South Korea joined the Convention Relating to the Status of Refugees in 1992 and became the first country in East Asia to enact its own refugee law in 2012. According to the ministry of justice in South Korea, there have been 12,208 asylum applicants since 1992 and it has accepted 522 (4.2% of the total applicants) as refugees. The UNHCR categorized 44 industrialized countries in the world as refugees receiving countries. South Korea is one of the receiving countries in Asia-Pacific, including Japan. The number of asylum applications in 2013 increased by 85%; however, according to the Ministry of Justice in South Korea, the acceptance rate of refugees was 7.3% at the end of 2014. UNHCR said among the Parties relating to the Status of Refugees, 38% of asylum seekers were accepted as refugees, which is Korea's acceptance is much lower than international standards. The top three nationalities of people accepted as a refugee are Myanmar (154), Bangladesh (84), and Ethiopia (73). Refugees from Myanmar were accepted because of political reasons but the number of refugees has decreased as the political situation in Myanmar has improved. Approximately 1,000 Syrian nationals came into South Korea between 2014 and 2016 and most were granted humanitarian visas.

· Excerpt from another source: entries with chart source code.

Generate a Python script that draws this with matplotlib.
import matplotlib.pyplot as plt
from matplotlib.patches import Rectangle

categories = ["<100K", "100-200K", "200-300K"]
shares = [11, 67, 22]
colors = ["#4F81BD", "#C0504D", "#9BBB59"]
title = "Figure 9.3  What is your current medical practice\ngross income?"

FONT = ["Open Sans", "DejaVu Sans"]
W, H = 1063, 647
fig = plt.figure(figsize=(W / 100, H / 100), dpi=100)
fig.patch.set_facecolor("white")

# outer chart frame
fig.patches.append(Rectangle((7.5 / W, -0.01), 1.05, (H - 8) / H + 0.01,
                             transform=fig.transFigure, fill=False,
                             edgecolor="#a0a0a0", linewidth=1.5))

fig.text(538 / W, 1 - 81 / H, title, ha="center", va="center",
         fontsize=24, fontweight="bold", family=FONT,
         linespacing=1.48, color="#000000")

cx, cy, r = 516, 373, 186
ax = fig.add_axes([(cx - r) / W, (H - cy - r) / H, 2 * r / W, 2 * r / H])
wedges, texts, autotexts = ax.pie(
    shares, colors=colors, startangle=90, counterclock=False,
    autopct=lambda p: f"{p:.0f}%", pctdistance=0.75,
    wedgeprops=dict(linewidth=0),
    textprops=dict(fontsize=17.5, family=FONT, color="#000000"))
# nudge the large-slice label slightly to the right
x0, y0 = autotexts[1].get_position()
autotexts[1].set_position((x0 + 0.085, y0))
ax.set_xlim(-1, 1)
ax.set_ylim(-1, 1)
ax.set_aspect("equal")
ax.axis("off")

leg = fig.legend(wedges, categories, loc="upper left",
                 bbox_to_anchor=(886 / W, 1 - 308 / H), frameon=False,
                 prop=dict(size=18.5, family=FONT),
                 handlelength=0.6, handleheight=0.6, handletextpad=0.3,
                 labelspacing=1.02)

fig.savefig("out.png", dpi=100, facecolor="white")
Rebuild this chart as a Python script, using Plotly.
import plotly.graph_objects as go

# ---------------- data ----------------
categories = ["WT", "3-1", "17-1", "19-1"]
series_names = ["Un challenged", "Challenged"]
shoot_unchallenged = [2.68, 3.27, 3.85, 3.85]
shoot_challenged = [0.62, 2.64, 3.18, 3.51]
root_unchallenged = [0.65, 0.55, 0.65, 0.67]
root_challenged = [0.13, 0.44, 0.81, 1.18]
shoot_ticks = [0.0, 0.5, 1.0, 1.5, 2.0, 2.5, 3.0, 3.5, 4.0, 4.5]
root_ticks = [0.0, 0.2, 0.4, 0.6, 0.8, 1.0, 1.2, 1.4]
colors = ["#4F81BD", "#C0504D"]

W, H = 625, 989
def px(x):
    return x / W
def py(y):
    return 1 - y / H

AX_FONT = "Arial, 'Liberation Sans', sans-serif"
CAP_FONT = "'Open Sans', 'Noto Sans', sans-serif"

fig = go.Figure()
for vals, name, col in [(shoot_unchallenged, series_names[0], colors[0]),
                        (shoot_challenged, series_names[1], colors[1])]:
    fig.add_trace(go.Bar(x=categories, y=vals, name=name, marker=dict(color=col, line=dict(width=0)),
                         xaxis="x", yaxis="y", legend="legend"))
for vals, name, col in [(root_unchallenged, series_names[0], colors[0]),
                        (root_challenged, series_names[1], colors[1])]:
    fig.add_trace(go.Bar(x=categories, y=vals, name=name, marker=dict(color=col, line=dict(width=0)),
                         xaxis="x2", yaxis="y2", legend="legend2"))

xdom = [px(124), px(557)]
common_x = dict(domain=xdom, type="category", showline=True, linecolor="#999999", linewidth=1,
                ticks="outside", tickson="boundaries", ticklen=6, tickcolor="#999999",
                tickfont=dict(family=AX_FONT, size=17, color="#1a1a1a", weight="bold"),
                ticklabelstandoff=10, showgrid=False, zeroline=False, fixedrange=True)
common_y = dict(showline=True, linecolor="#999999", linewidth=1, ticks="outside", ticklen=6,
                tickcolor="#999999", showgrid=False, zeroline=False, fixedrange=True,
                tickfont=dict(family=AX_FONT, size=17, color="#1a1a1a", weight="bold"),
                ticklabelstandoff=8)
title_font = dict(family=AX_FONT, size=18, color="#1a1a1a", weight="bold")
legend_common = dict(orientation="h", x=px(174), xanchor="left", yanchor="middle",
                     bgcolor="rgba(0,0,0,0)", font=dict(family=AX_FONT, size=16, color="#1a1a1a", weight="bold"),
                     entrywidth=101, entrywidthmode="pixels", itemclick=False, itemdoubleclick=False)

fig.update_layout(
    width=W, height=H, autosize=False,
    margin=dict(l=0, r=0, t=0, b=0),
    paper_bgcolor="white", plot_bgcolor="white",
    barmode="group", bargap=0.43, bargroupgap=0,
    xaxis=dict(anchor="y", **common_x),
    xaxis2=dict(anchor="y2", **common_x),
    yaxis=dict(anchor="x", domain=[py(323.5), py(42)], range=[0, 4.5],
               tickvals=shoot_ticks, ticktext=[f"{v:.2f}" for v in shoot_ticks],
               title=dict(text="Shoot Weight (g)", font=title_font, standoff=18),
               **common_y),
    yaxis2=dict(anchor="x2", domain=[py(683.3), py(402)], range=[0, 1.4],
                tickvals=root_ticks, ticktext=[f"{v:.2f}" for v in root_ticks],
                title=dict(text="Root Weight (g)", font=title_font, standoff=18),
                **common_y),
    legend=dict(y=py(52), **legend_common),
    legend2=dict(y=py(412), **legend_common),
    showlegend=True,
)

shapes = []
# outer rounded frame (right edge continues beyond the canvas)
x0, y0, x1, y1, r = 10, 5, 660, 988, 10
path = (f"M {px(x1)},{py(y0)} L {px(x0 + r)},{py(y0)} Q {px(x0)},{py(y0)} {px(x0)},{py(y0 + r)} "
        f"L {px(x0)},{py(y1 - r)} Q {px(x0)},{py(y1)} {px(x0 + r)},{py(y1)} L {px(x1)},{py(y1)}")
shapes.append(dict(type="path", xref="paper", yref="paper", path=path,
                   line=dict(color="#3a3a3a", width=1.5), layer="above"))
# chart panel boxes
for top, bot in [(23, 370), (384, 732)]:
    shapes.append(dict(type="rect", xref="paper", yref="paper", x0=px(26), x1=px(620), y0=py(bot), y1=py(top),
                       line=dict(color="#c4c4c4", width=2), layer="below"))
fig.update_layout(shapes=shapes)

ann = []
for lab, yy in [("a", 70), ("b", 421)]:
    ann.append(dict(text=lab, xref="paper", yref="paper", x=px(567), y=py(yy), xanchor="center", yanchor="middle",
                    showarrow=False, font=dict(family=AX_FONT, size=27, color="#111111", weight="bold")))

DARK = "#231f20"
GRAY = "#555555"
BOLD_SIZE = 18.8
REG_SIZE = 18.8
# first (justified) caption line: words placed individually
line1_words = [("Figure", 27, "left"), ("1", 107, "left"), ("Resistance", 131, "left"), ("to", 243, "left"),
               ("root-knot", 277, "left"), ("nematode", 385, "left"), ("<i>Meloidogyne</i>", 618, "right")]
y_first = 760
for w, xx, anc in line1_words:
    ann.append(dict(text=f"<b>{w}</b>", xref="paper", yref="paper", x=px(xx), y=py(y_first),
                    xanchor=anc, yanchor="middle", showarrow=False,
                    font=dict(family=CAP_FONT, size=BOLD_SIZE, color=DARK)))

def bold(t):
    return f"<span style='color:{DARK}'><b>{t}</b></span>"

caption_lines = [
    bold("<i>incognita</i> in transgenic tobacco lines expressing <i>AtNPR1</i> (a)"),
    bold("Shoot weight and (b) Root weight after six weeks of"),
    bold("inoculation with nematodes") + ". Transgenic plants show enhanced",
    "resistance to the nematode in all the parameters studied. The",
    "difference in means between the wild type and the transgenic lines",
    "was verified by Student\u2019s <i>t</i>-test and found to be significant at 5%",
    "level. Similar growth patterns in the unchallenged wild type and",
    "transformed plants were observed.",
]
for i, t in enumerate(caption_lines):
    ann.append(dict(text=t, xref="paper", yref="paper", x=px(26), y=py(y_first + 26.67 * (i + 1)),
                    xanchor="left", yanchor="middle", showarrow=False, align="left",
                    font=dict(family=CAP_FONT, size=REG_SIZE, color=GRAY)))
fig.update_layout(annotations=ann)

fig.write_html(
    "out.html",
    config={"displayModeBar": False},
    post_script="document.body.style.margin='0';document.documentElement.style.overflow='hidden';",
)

The process of application for asylum is very complicated in South Korea. Asylum seekers in South Korea are not allowed to get a job for the first 6 months, which prevent illegal stay for getting a job. They are not in the public health insurance system, as well. The Korean government provides support for living expenses to asylum seekers, but for only 7% of them because of a lack of budget. It takes over a year to be categorised as a refugee. The asylum seekers have to be permitted to extend their residence for every 6 months, a year for people who are staying under humanitarian grounds. However, it is hard to be performed precisely because there is not enough human resources for status determination.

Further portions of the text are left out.